I first experienced the encapsulation of public and private on the multiple stairs that go down the side of Telegraph Hill in San Francisco, leading from Coit Tower to the Embarcadero. When I was twelve, visiting San Francisco on vacation, my father and I discovered these stairs, and I have always thought of that moment as the highlight of the trip. These stairs go through beautifully tended gardens that are owned by the city, but maintained by the residents of the hill. There, one gets the strong impression of walking through someone's backyard, an exhilarating and transgressive experience.

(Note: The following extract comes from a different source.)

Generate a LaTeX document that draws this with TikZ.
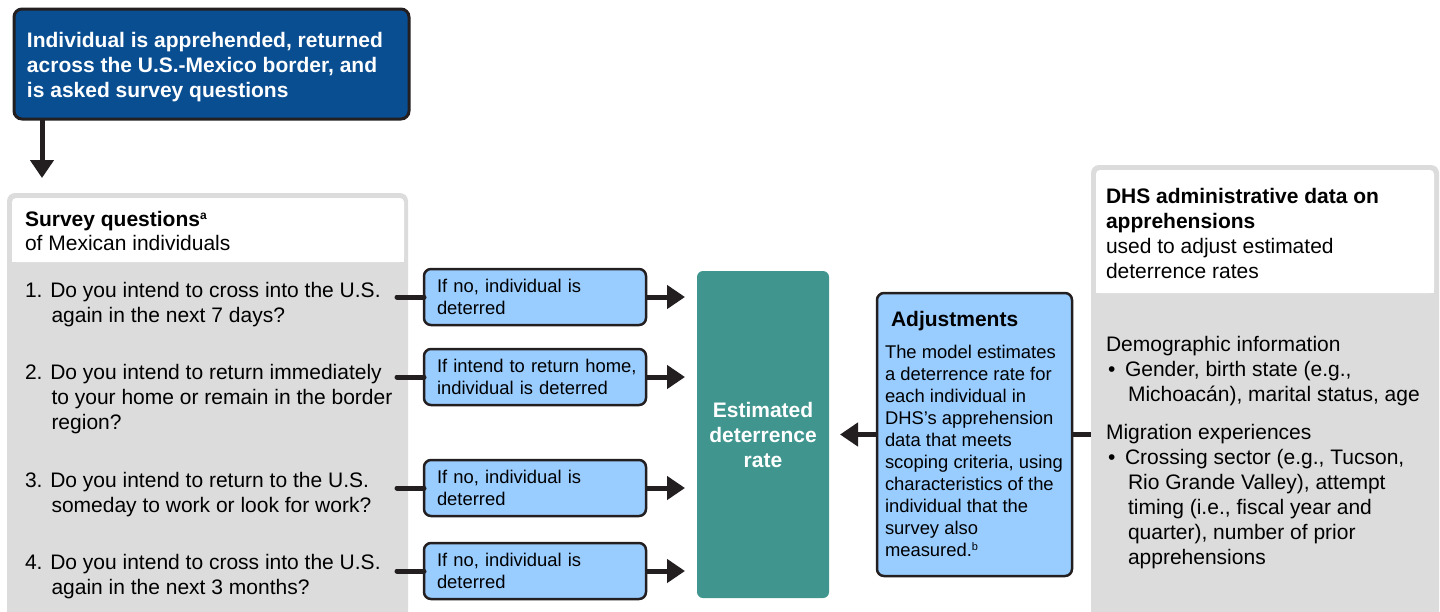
\documentclass[tikz,border=0pt]{standalone}
\usepackage{fontspec}
\setmainfont{Liberation Sans}
\usetikzlibrary{arrows.meta}
\definecolor{navy}{HTML}{0A4E92}
\definecolor{lblue}{HTML}{99CCFF}
\definecolor{tealbox}{HTML}{40968F}
\definecolor{panelgray}{HTML}{DCDCDC}
\definecolor{ink}{HTML}{231F20}
\begin{document}
\begin{tikzpicture}[x=1pt,y=-1pt,
  every node/.style={inner sep=0pt, outer sep=0pt},
  bigtxt/.style={font=\fontsize{21}{25}\selectfont, text=black, align=left, anchor=base west},
  smalltxt/.style={font=\fontsize{18.4}{22}\selectfont, text=black, align=left, anchor=base west},
  conn/.style={draw=ink, line width=5pt},
  arr/.style={conn, -{Triangle[length=18pt,width=23pt]}},
  qbox/.style={draw=ink, line width=2.5pt, fill=lblue, rounded corners=7pt,
    minimum width=222pt, minimum height=56pt, text width=196pt, inner xsep=13pt,
    align=left, font=\fontsize{18.4}{22}\selectfont},
  panel/.style={fill=panelgray, rounded corners=8pt, anchor=north west}
]
\useasboundingbox (0,0) rectangle (1440,611);

% top box (text baselines given for the last line)
\node[draw=ink, line width=3pt, fill=navy, rounded corners=8pt,
  minimum width=395pt, minimum height=110pt] (top) at (211.5,64) {};
\node[bigtxt, text=white, font=\fontsize{21}{25}\selectfont\bfseries] (toptxt) at (27,97)
  {Individual is apprehended, returned\\across the U.S.-Mexico border, and\\is asked survey questions};

% left panel
\node[panel, minimum width=401pt, minimum height=437pt] (survey) at (7,193) {};
\node[fill=white, rounded corners=4pt, anchor=north west, minimum width=392pt, minimum height=64pt] (surveyhead) at (12,198) {};
\node[fill=white, anchor=north west, minimum width=392pt, minimum height=20pt] (surveyheadlow) at (12,242) {};

\draw[arr] ([xshift=28pt]top.south west) -- ([xshift=28pt,yshift=15pt]top.south west |- survey.north);

\node[bigtxt, font=\fontsize{21}{24}\selectfont] (sh) at (25,250) {\textbf{Survey questions}\raisebox{7pt}{\fontsize{12}{12}\selectfont\bfseries a}\\of Mexican individuals};
\node[bigtxt] (q1) at (25,322) {1. Do you intend to cross into the U.S.\\\hspace*{26.5pt}again in the next 7 days?};
\node[bigtxt] (q2) at (25,429) {2. Do you intend to return immediately\\\hspace*{26.5pt}to your home or remain in the border\\\hspace*{26.5pt}region?};
\node[bigtxt] (q3) at (25,512) {3. Do you intend to return to the U.S.\\\hspace*{26.5pt}someday to work or look for work?};
\node[bigtxt] (q4) at (25,594) {4. Do you intend to cross into the U.S.\\\hspace*{26.5pt}again in the next 3 months?};

% decision boxes
\node[qbox] (b1) at (535,297) {If no, individual is\\deterred};
\node[qbox] (b2) at (535,377) {\mbox{If intend to return home,}\\individual is deterred};
\node[qbox] (b3) at (535,488) {If no, individual is\\deterred};
\node[qbox] (b4) at (535,571) {If no, individual is\\deterred};

\coordinate (c1) at (397,297);
\coordinate (c2) at (397,377);
\coordinate (c3) at (397,488);
\coordinate (c4) at (397,571);
\foreach \i in {1,2,3,4} {
  \draw[conn, line cap=round] (c\i) -- (b\i.west);
}

% estimated rate
\node[fill=tealbox, rounded corners=6pt, minimum width=132pt, minimum height=327pt,
  align=center, text=white, font=\fontsize{21}{25}\selectfont\bfseries] (est) at (763,434.5)
  {Estimated\\deterrence\\rate};

\foreach \i in {1,2,3,4} {
  \draw[arr] (b\i.east) -- ([xshift=-12pt]b\i.east -| est.west);
}

% adjustments
\node[draw=ink, line width=2.5pt, fill=lblue, rounded corners=7pt,
  minimum width=195pt, minimum height=283pt] (adj) at (974.5,434.5) {};
\node[bigtxt, font=\fontsize{21}{25}\selectfont\bfseries] (adjt) at (891,326.5) {Adjustments};
\node[smalltxt] (adjb) at (885,556) {The model estimates\\a deterrence rate for\\each individual in\\DHS’s apprehension\\data that meets\\scoping criteria, using\\characteristics of the\\individual that the\\survey also\\measured.\raisebox{6pt}{\fontsize{11}{11}\selectfont b}};

\draw[arr] (adj.west) -- ([xshift=11pt]adj.west -| est.east);

% right panel
\node[panel, minimum width=348pt, minimum height=470pt] (dhs) at (1091,165) {};
\node[fill=white, rounded corners=4pt, anchor=north west, minimum width=338pt, minimum height=123pt] (dhshead) at (1096,170) {};
\node[fill=white, anchor=north west, minimum width=338pt, minimum height=20pt] (dhsheadlow) at (1096,273) {};

\draw[conn] (adj.east) -- (adj.east -| dhs.west);

\node[bigtxt] (dh) at (1106,278) {\textbf{DHS administrative data on}\\\textbf{apprehensions}\\used to adjust estimated\\deterrence rates};
\node[bigtxt] (demo) at (1106,401) {Demographic information\\\makebox[19pt][l]{\hspace*{2pt}•}Gender, birth state (e.g.,\\\hspace*{22pt}Michoacán), marital status, age};
\node[bigtxt] (migr) at (1106,564) {Migration experiences\\\makebox[19pt][l]{\hspace*{2pt}•}Crossing sector (e.g., Tucson,\\\hspace*{22pt}Rio Grande Valley), attempt\\\hspace*{22pt}timing (i.e., fiscal year and\\\hspace*{22pt}quarter), number of prior\\\hspace*{22pt}apprehensions};
\end{tikzpicture}
\end{document}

I have been told recently, by someone who knows construction terms, that the word "staircase" can only apply to stairs in a house or other structure. Outdoor versions are more correctly called simply "stairs." Therefore, my pet phrase, "Super-Secret Staircases," is a misnomer. I was dismayed for a while, thinking that, despite the nice ring of "Super-Secret Staircase," I might have to change my designation of these places. Then, in an act of recuperative imagination, I decided that for me these stairs are contained within a structure: my great outdoor house, the city of Santa Cruz in its entirety.
There is a phrase in French—"l’esprit d’escalier," the spirit of the stairway—that means, I am told, the sense of all the things you think you should have or might have said in an argument after the person you were arguing with has closed their door and you are walking down the stairs, leaving the scene. It has then, the feeling of regret, but also the awful cleverness of the post-facto reconstruction of a failed conversation. Remorse—which means literally “to eat again”—might be a better word than regret. In the spirit of the staircase we chew over our own words, spit them out, and replace them with ones far more piquant and savory. The esprit d'escalier is, for a remorseful person like myself, perhaps one of the chief attractions of the stairs. The existence of the stairs has, for me, continually begged the question: which failed conversation is the town of Santa Cruz itself reliving on its Super-Secret Staircases?